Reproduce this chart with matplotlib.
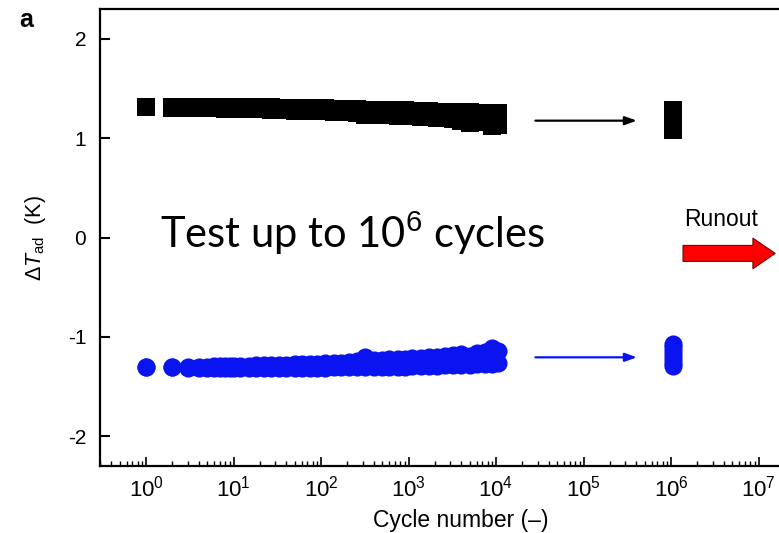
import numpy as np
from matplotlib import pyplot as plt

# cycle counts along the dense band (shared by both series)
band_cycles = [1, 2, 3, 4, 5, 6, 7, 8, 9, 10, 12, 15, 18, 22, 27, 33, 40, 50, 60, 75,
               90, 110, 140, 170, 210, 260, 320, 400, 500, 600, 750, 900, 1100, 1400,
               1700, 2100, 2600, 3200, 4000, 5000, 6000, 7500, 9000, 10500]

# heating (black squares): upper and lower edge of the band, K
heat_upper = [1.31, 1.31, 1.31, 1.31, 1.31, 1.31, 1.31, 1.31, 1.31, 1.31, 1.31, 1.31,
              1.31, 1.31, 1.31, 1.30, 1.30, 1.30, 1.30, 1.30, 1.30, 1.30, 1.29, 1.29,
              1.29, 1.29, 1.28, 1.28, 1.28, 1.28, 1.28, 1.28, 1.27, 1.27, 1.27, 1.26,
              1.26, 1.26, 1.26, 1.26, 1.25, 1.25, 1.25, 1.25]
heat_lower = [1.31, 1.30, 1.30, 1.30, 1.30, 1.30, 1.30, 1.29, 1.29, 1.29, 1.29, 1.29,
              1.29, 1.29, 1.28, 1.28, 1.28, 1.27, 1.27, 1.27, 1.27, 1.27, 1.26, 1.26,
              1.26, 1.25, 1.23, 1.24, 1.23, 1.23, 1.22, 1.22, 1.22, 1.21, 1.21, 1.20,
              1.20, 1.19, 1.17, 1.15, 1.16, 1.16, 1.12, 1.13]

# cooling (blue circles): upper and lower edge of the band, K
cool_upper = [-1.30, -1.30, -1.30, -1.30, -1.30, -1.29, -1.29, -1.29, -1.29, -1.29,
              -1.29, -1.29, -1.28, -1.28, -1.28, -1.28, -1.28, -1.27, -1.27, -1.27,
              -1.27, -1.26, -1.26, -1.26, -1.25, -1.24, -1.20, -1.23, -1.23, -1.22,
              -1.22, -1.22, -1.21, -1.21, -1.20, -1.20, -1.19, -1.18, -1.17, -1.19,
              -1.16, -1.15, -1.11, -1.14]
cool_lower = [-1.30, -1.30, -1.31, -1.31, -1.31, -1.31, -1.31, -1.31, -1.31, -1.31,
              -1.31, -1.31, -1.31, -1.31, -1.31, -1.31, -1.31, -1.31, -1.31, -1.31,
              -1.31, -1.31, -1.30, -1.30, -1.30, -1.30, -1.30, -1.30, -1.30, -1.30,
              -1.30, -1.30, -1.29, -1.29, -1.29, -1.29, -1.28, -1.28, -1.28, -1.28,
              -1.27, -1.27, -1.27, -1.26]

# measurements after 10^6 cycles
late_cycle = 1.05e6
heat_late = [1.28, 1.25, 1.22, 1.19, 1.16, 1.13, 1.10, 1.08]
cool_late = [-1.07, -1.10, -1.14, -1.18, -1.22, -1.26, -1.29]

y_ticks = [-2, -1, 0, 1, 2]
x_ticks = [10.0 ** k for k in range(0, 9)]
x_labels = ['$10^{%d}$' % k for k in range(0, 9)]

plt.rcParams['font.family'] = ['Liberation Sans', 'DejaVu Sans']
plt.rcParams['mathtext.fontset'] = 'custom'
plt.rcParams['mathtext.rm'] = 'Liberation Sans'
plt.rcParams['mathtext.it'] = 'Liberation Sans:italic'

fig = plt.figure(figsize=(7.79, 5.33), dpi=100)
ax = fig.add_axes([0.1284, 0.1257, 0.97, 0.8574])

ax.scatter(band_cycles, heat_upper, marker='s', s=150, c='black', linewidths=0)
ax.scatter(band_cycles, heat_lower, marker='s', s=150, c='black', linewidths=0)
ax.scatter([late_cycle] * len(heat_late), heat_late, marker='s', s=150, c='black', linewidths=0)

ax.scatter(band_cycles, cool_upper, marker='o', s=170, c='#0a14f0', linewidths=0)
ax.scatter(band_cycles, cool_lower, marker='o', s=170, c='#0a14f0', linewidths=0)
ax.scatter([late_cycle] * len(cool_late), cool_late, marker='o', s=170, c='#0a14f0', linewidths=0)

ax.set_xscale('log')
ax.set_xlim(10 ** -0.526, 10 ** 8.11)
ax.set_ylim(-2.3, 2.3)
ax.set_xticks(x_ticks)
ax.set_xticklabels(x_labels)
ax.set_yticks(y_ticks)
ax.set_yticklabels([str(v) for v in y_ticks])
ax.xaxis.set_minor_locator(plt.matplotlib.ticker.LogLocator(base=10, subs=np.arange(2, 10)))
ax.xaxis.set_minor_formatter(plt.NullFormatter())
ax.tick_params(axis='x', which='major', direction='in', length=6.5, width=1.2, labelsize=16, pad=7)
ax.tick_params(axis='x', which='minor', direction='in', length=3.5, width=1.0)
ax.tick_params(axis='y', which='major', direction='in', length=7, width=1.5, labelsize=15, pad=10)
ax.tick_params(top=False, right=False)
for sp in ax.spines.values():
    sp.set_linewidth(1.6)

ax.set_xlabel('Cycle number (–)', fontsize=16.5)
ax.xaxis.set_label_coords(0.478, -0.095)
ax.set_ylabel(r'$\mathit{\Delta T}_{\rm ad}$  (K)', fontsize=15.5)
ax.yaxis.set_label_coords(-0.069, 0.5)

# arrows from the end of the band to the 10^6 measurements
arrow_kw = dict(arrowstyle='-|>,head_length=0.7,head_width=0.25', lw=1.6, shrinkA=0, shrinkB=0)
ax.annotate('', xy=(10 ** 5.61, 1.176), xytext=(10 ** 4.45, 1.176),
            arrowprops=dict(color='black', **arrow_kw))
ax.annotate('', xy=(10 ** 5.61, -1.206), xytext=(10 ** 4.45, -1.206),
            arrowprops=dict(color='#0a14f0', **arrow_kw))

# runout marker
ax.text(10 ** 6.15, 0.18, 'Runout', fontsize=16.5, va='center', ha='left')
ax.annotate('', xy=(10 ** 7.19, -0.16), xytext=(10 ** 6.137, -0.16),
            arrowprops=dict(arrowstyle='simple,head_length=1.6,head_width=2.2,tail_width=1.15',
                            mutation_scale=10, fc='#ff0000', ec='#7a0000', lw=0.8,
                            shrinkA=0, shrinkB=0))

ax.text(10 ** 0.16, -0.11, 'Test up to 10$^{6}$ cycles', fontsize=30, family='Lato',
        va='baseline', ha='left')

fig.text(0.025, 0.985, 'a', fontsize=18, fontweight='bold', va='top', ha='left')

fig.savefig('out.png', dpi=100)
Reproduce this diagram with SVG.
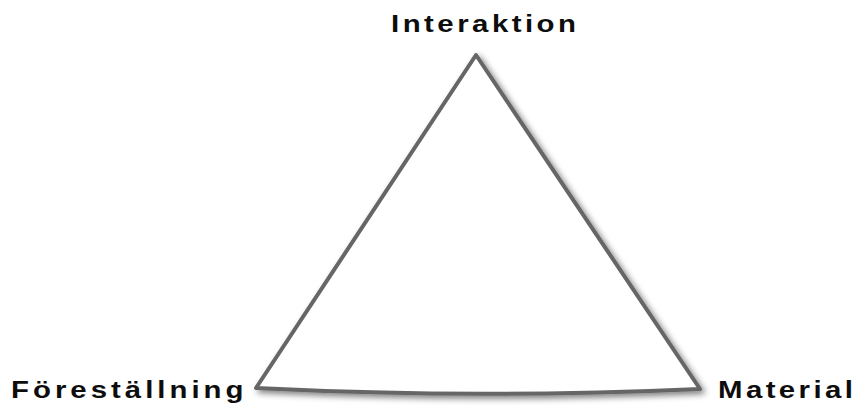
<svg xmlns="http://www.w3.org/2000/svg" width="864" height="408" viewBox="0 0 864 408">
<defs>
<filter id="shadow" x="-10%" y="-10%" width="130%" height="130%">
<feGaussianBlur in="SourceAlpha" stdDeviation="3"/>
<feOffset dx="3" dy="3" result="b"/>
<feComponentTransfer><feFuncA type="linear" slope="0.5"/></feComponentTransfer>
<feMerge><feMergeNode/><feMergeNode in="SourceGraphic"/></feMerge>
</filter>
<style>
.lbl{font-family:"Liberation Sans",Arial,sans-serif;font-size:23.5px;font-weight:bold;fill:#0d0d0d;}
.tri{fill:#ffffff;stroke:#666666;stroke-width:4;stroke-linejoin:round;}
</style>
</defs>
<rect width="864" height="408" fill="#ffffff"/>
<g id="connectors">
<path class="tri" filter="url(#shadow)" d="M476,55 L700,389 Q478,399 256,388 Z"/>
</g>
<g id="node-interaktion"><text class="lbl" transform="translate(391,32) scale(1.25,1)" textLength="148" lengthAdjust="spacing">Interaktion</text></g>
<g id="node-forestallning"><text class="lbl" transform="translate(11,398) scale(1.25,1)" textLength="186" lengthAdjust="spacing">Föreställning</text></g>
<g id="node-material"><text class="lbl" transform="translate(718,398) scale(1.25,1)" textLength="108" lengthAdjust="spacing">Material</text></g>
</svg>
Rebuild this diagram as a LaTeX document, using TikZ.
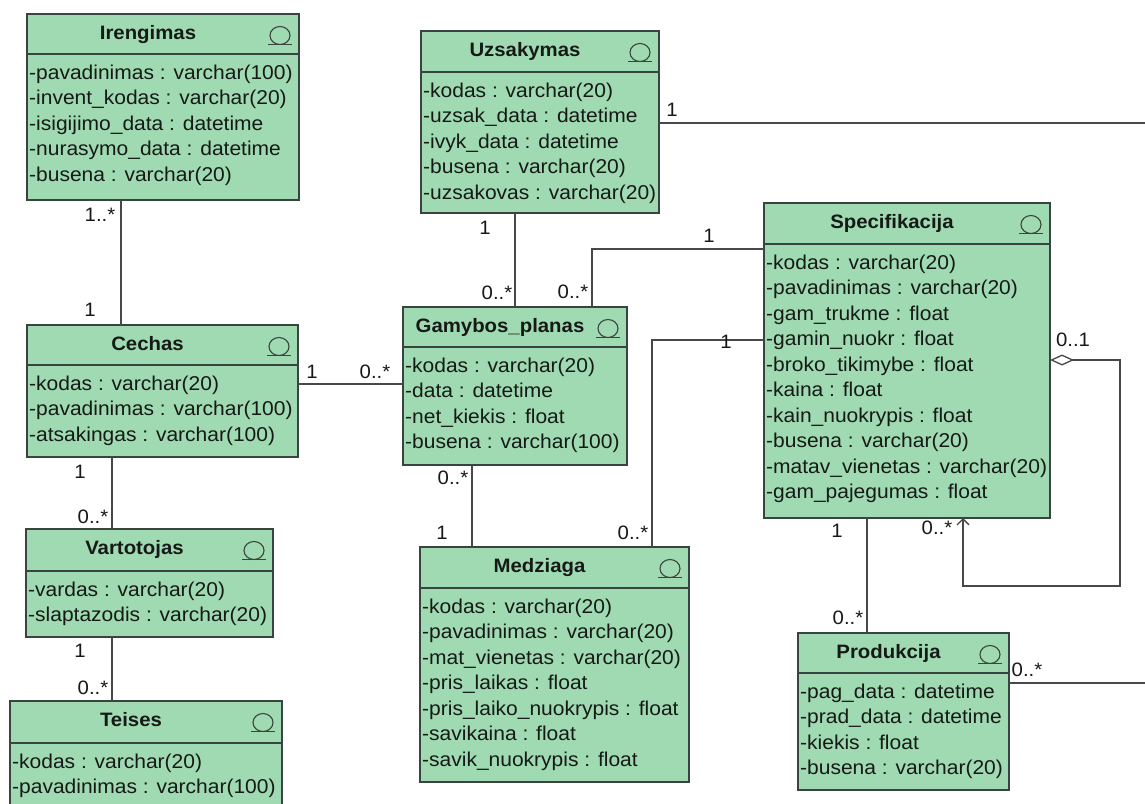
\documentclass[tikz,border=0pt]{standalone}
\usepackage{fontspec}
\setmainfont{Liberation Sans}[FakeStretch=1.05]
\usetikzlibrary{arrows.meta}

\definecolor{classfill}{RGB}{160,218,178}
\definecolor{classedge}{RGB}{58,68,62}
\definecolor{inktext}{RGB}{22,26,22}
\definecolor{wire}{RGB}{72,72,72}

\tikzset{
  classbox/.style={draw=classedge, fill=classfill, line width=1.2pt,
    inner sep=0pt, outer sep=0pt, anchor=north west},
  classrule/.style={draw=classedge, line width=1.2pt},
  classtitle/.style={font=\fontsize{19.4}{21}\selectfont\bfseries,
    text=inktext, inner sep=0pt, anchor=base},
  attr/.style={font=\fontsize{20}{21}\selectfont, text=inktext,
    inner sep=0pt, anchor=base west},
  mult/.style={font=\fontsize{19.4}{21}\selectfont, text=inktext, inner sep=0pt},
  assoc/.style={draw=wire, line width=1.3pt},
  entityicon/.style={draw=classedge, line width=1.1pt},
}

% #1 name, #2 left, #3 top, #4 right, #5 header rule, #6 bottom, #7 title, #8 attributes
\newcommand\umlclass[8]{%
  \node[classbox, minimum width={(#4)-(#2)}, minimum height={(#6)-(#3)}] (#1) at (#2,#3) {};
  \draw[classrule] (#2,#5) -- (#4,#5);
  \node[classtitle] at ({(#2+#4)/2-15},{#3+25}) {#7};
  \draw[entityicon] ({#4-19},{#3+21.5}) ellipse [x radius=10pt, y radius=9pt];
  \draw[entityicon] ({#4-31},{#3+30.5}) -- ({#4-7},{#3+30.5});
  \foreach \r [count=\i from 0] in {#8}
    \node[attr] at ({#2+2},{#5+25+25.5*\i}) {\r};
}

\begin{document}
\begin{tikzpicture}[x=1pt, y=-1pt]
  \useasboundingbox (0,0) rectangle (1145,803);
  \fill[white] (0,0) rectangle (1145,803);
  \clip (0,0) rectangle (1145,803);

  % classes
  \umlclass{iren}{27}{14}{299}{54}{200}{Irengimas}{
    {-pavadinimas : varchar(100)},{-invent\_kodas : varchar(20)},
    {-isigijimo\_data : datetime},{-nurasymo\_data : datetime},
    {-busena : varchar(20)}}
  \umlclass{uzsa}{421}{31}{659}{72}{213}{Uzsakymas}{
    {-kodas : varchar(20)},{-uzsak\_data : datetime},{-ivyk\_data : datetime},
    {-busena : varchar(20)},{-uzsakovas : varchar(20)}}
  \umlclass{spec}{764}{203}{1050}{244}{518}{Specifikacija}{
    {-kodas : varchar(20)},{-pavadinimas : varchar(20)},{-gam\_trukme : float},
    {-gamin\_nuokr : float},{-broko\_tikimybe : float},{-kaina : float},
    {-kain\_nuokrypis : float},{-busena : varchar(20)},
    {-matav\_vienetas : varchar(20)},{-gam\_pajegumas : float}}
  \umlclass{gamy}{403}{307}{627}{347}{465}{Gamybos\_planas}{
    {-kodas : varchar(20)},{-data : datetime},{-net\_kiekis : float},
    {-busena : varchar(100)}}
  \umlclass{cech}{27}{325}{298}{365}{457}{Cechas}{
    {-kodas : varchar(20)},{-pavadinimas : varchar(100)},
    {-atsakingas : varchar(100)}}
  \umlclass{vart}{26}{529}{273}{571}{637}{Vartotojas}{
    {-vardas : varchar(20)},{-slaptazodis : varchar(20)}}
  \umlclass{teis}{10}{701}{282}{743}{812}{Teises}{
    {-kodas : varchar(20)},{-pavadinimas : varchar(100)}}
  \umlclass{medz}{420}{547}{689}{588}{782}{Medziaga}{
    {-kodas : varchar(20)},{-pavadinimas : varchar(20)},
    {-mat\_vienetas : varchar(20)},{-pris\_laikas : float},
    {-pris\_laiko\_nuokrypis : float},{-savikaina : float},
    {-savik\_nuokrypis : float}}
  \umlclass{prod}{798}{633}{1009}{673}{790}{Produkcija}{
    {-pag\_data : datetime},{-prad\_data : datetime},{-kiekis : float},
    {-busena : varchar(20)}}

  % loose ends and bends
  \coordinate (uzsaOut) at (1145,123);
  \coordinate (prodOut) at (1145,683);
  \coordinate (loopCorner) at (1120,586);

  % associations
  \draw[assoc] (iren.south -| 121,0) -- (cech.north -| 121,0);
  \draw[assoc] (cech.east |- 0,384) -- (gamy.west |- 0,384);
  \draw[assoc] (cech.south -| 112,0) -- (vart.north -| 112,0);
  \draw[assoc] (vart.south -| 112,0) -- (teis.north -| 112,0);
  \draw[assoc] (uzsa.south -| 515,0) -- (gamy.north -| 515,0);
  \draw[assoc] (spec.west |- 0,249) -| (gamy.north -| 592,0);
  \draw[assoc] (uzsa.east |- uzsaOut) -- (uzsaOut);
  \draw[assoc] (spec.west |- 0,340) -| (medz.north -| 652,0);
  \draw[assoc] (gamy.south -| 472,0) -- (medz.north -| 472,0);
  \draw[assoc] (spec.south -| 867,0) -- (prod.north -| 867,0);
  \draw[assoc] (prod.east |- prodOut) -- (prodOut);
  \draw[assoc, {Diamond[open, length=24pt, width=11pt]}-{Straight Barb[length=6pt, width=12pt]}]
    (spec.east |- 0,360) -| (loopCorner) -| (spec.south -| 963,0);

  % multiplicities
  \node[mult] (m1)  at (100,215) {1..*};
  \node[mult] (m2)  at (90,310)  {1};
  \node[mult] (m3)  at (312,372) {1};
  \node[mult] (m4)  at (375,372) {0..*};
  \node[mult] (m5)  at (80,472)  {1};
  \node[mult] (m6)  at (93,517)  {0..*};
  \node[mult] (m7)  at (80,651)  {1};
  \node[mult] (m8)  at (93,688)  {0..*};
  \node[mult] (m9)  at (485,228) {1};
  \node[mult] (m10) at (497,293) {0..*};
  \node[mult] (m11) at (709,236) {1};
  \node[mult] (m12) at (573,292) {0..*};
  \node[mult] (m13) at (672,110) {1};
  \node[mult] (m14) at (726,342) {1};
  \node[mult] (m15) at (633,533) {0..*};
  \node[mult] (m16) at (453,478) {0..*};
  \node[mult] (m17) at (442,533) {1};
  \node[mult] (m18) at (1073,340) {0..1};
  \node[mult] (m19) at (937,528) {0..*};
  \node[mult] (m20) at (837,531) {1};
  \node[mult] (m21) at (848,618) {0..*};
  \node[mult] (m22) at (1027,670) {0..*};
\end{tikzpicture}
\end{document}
###
Problem description:
Would you reproduce the lines above, from the very first through the line containing "1700, 2100, 2600, 3200, 4000, 5000, 6000, 7500, 9000, 10500]", exactly and without the pictures?

Task answer:
Reproduce this chart with matplotlib.
import numpy as np
from matplotlib import pyplot as plt

# cycle counts along the dense band (shared by both series)
band_cycles = [1, 2, 3, 4, 5, 6, 7, 8, 9, 10, 12, 15, 18, 22, 27, 33, 40, 50, 60, 75,
               90, 110, 140, 170, 210, 260, 320, 400, 500, 600, 750, 900, 1100, 1400,
               1700, 2100, 2600, 3200, 4000, 5000, 6000, 7500, 9000, 10500]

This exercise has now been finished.